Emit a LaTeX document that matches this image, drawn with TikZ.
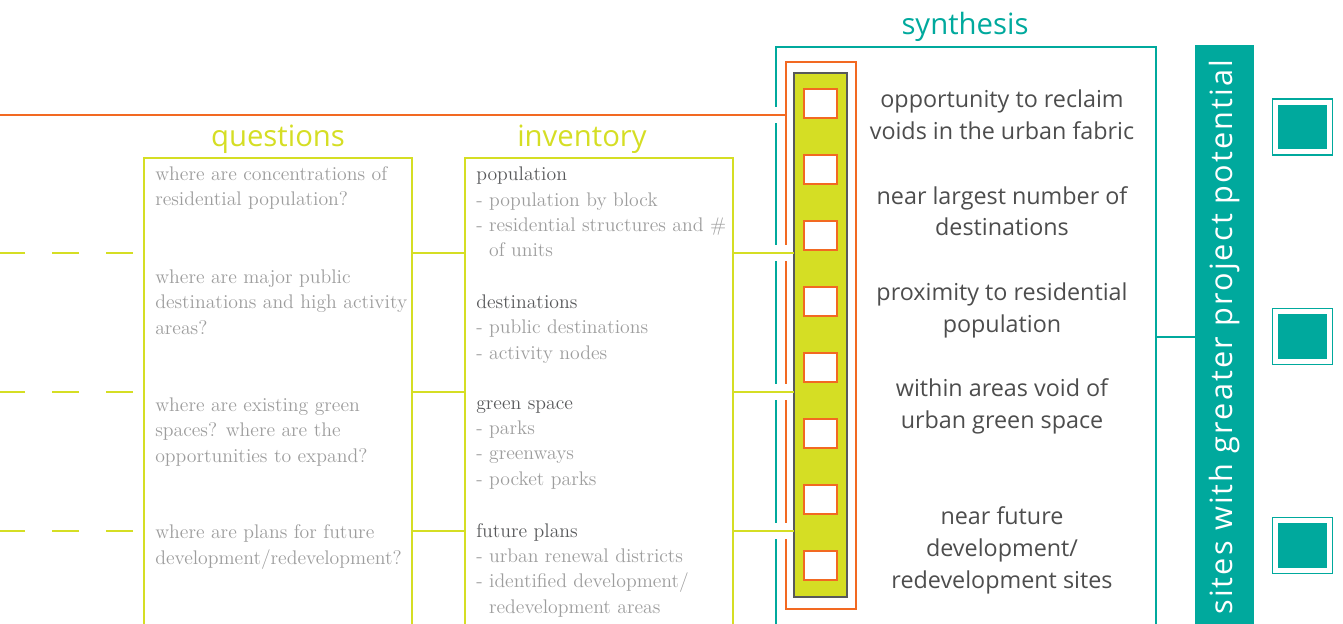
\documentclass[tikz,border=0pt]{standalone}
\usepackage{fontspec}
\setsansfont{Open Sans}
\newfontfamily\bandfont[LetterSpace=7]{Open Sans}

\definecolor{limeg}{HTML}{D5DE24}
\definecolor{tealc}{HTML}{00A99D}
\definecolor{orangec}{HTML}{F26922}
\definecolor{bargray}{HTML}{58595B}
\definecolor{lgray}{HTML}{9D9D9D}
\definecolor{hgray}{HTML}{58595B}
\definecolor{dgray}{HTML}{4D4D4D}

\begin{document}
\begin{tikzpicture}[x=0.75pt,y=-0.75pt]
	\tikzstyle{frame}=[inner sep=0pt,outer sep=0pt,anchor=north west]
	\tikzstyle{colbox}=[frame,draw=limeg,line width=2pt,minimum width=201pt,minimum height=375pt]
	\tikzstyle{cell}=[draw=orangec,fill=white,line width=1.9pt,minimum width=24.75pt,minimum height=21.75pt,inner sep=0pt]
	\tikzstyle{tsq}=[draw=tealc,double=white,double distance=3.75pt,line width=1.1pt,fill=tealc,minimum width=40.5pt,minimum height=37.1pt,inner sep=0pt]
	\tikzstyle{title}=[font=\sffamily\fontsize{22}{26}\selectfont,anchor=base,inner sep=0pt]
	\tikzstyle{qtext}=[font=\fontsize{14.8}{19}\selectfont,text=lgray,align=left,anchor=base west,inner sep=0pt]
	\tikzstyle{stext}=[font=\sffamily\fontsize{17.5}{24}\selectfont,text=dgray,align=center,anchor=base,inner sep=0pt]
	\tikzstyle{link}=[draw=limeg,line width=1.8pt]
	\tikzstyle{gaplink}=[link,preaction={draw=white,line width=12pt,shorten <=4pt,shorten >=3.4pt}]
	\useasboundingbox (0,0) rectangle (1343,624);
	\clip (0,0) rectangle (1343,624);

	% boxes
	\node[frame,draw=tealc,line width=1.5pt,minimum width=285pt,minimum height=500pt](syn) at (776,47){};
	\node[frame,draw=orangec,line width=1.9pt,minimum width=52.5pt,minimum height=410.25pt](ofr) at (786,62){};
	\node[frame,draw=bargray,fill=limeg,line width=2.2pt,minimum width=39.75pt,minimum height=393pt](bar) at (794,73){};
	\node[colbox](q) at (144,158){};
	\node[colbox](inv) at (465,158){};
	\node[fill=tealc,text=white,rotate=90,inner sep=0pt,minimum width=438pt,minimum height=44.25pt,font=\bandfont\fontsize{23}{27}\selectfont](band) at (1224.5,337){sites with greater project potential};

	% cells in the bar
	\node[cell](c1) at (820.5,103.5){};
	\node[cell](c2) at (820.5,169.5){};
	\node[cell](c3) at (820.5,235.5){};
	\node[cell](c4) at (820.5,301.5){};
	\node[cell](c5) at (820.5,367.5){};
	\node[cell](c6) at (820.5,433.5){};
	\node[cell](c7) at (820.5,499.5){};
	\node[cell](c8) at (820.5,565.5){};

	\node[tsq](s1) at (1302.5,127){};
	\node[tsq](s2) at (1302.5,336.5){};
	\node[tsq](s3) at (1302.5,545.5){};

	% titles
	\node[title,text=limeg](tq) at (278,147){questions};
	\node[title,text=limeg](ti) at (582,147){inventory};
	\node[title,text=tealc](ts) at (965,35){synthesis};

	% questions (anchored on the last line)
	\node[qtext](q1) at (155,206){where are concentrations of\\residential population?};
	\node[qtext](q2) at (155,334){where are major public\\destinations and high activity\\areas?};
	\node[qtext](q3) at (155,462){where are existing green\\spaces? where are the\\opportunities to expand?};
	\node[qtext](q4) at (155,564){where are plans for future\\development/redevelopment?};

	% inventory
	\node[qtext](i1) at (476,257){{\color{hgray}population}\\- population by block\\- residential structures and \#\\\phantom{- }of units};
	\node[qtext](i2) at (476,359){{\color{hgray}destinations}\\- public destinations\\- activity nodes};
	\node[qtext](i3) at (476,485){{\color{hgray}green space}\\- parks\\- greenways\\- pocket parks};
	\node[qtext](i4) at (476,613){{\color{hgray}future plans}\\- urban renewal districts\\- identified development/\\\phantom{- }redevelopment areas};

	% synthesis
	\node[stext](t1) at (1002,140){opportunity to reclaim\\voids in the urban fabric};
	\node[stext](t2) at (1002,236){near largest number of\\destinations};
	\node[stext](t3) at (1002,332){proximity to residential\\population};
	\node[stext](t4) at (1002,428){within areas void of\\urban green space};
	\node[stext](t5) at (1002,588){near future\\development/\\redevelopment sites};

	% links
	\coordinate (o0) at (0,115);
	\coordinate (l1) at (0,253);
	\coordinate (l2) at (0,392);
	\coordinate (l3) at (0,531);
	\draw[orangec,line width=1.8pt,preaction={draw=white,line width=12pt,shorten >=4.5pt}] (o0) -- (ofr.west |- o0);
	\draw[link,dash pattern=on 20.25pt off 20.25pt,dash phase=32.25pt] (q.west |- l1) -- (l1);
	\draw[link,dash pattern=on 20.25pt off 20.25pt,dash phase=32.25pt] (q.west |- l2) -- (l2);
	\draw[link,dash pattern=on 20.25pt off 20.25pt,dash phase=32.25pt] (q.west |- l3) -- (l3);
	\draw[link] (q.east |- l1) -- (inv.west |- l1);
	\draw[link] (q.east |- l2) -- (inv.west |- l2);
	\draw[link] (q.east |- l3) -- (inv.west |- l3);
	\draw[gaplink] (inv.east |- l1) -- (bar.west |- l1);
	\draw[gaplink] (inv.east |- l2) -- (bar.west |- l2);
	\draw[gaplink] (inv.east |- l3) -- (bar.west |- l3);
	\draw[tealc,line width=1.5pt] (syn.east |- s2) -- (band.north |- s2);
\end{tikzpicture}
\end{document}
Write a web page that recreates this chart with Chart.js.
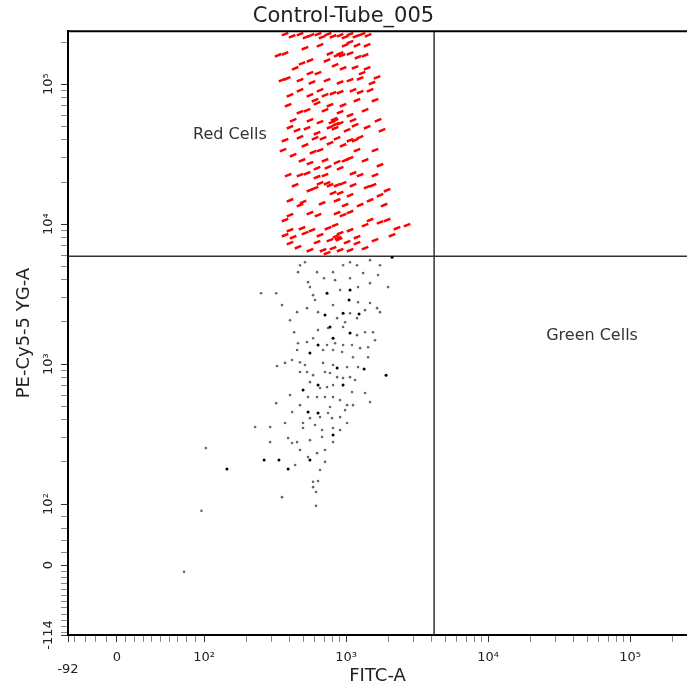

+ + +

| WHAT IS REQUIRED |
Which lines contain "that"? Copy each of them.

| THE RESULT |
Emit a LaTeX document that matches this image, drawn with TikZ.
Write a web page that recreates this chart with Chart.js.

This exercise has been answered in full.